The ones we remember only with mass casualties
On Oct. 31, 2014, a small bus carrying seasonal agriculture workers drove into a curve and fell into a ditch. The vehicle had twice as many passengers as its capacity; bodies and injured people were scattered around and 17 people died.
Even though opposition deputies have tabled a motion numerous times for a committee to be formed to inquire into the problems of seasonal agriculture workers, it was only after this terrible accident that a commission was formed.
Last month, the report of this commission was publicized. Which means that the report was issued after the terms of the deputies who were members of the commission expired.
Let us hope that the new parliament will at least take a glance at the “suggestions” section of the report. We hope that they will try to solve the issue in time and with an approach based on rights.
Otherwise, this issue will not be solved by hosting fast-breaking (iftar) dinners, with food aid packages and favors.
On the other hand, this report has problems also. Since there was no clear description of what exactly the commission was supposed to do and which segments of the society to research, even the report’s definition of “seasonal agriculture worker” was missing.
The report did not include workers in animal husbandry, fishing, beekeeping and forestry; it was limited to agriculture workers in the process of plant production. It did not make any differentiation among them either. In fact, local agriculture workers and seasonal mobile agriculture workers have different transportation, working and living conditions.
A report cannot be produced without studying which region, which months, which products and under which conditions as well as at which level of payment these workers work. If this is not done, the report will not be useful.
The agricultural workers who only come to light with traffic accidents live less than most of us, even if there were no accidents, due to their working and living conditions. Their babies and children die more. They fall sick more, they are more undernourished, they are less educated and they suffer from poverty more.

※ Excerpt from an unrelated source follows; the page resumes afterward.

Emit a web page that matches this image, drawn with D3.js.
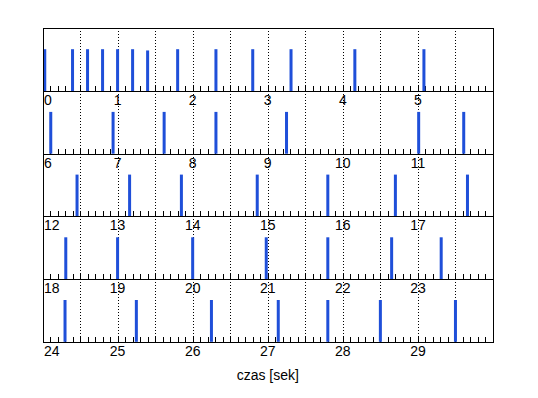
<!DOCTYPE html>
<html>
<head>
<meta charset="utf-8">
<script src="https://cdn.jsdelivr.net/npm/d3@7"></script>
<style>
  body { margin: 0; background: #fff; }
  text { font-family: "Liberation Sans", Arial, sans-serif; }
</style>
</head>
<body>
<div id="chart"></div>
<script>
// spike times (seconds), 5 rows of 6 s each
const spikeTimes = [
  0.03, 0.40, 0.60, 0.80, 1.00, 1.20, 1.40, 1.80, 2.31, 2.80, 3.31, 4.16, 5.08,
  6.11, 6.94, 7.62, 8.31, 9.25, 11.01, 11.61,
  12.46, 13.16, 13.85, 14.86, 15.80, 16.70, 17.66,
  18.31, 19.00, 20.00, 20.98, 21.80, 22.65, 23.31,
  24.30, 25.25, 26.25, 27.14, 27.80, 28.50, 29.50
];
const spikeHeights = [
  1, 1, 1, 1, 1, 1, 0.97, 1, 1, 1, 1, 1, 1,
  1, 1, 1, 1, 1, 1, 1,
  1, 1, 1, 1, 1, 1, 1,
  1, 1, 1, 1, 1, 1, 1,
  1, 1, 1, 1, 1, 1, 1
];
const rowSeconds = 6;
const rowCount = 5;
const xLabel = "czas [sek]";

const width = 538, height = 398;
const margin = {top: 28.3, left: 42.5, right: 45};
const panelH = 62.7;
const barColor = "#1f4fd9";

const svg = d3.select("#chart")
  .append("svg")
  .attr("width", width)
  .attr("height", height);

const data = spikeTimes.map((t, i) => ({t: t, h: spikeHeights[i]}));

for (let r = 0; r < rowCount; r++) {
  const t0 = r * rowSeconds;
  const top = margin.top + r * panelH;
  const bottom = top + panelH;

  const x = d3.scaleLinear()
    .domain([t0, t0 + rowSeconds])
    .range([margin.left, width - margin.right]);
  const y = d3.scaleLinear()
    .domain([0, 1.5])
    .range([bottom, top]);

  const g = svg.append("g");

  // dotted grid every 0.5 s
  const gridVals = d3.range(1, rowSeconds * 2).map(k => t0 + k * 0.5);
  g.append("g")
    .selectAll("line")
    .data(gridVals)
    .join("line")
    .attr("x1", d => Math.round(x(d)) + 0.5)
    .attr("x2", d => Math.round(x(d)) + 0.5)
    .attr("y1", top)
    .attr("y2", bottom)
    .attr("stroke", "#000")
    .attr("stroke-width", 1)
    .attr("stroke-dasharray", "1,2")
    .attr("shape-rendering", "crispEdges");

  // minor ticks every 0.1 s pointing up
  const tickVals = d3.range(1, rowSeconds * 10).map(k => t0 + k / 10);
  g.append("g")
    .selectAll("line")
    .data(tickVals)
    .join("line")
    .attr("x1", d => Math.round(x(d)) + 0.5)
    .attr("x2", d => Math.round(x(d)) + 0.5)
    .attr("y1", bottom)
    .attr("y2", bottom - 5)
    .attr("stroke", "#000")
    .attr("shape-rendering", "crispEdges");

  // spikes
  const rowData = data.filter(d => d.t >= t0 && d.t < t0 + rowSeconds);
  g.append("g")
    .selectAll("rect")
    .data(rowData)
    .join("rect")
    .attr("x", d => x(d.t) - 1.5)
    .attr("width", 3)
    .attr("y", d => y(d.h))
    .attr("height", d => y(0) - y(d.h))
    .attr("fill", barColor);

  // box
  g.append("rect")
    .attr("x", Math.round(margin.left) + 0.5)
    .attr("y", Math.round(top) + 0.5)
    .attr("width", Math.round(width - margin.right) - Math.round(margin.left))
    .attr("height", Math.round(bottom) - Math.round(top))
    .attr("fill", "none")
    .attr("stroke", "#000")
    .attr("shape-rendering", "crispEdges");

  // integer labels under the row
  const labelVals = d3.range(0, rowSeconds).map(k => t0 + k);
  g.append("g")
    .selectAll("text")
    .data(labelVals)
    .join("text")
    .attr("x", (d, i) => i === 0 ? x(d) + 1.5 : x(d))
    .attr("y", bottom + 14)
    .attr("text-anchor", (d, i) => i === 0 ? "start" : "middle")
    .attr("font-size", "14px")
    .attr("fill", "#000")
    .text(d => d);
}

svg.append("text")
  .attr("x", (margin.left + width - margin.right) / 2)
  .attr("y", 380)
  .attr("text-anchor", "middle")
  .attr("font-size", "14px")
  .attr("fill", "#000")
  .text(xLabel);
</script>
</body>
</html>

The parliament, obviously, did not want to understand the problems of agriculture workers, the ones for whom we have not set standards of occupational health and security, the ones whose numbers we do not even know, the ones we have not registered nor granted social security nor the ones whose risks we do not know.
This issue becomes a sentimental situation only when number of casualties is high.
A couple of days before Manisa, it was in Yozgat, Tokat and other provinces where agriculture workers died in smaller numbers in traffic accidents or by falling into irrigation channels or being stuck by lightning. Those did not interest anybody.
The issue is that the dire straits the agricultural sector is in can only be continued through labor exploitation.
The issue is that the agricultural production process is not able to be dealt with through a rights-based approach.
The issue is that of a political climate that does not allow any means of organizing for workers and claiming their rights.
The issue is that the concept of “social and lawful state” included in the constitution is never to be found in real life.
The issue is that there is no democracy in agriculture.
The workers that were remembered with the accident that happened at the beginning of the week will be remembered again only with another mass casualty.
These deaths will not come to an end unless the workers are given social security by law, unless standards are set, until there are public and private controls, unless workers are organized focused on their rights, unless public authorities use their power on the side of good, justice and equality and unless concrete solutions are adopted.
When our pain is gone, the seasonal agriculture workers will again be forgotten until the next mass casualty.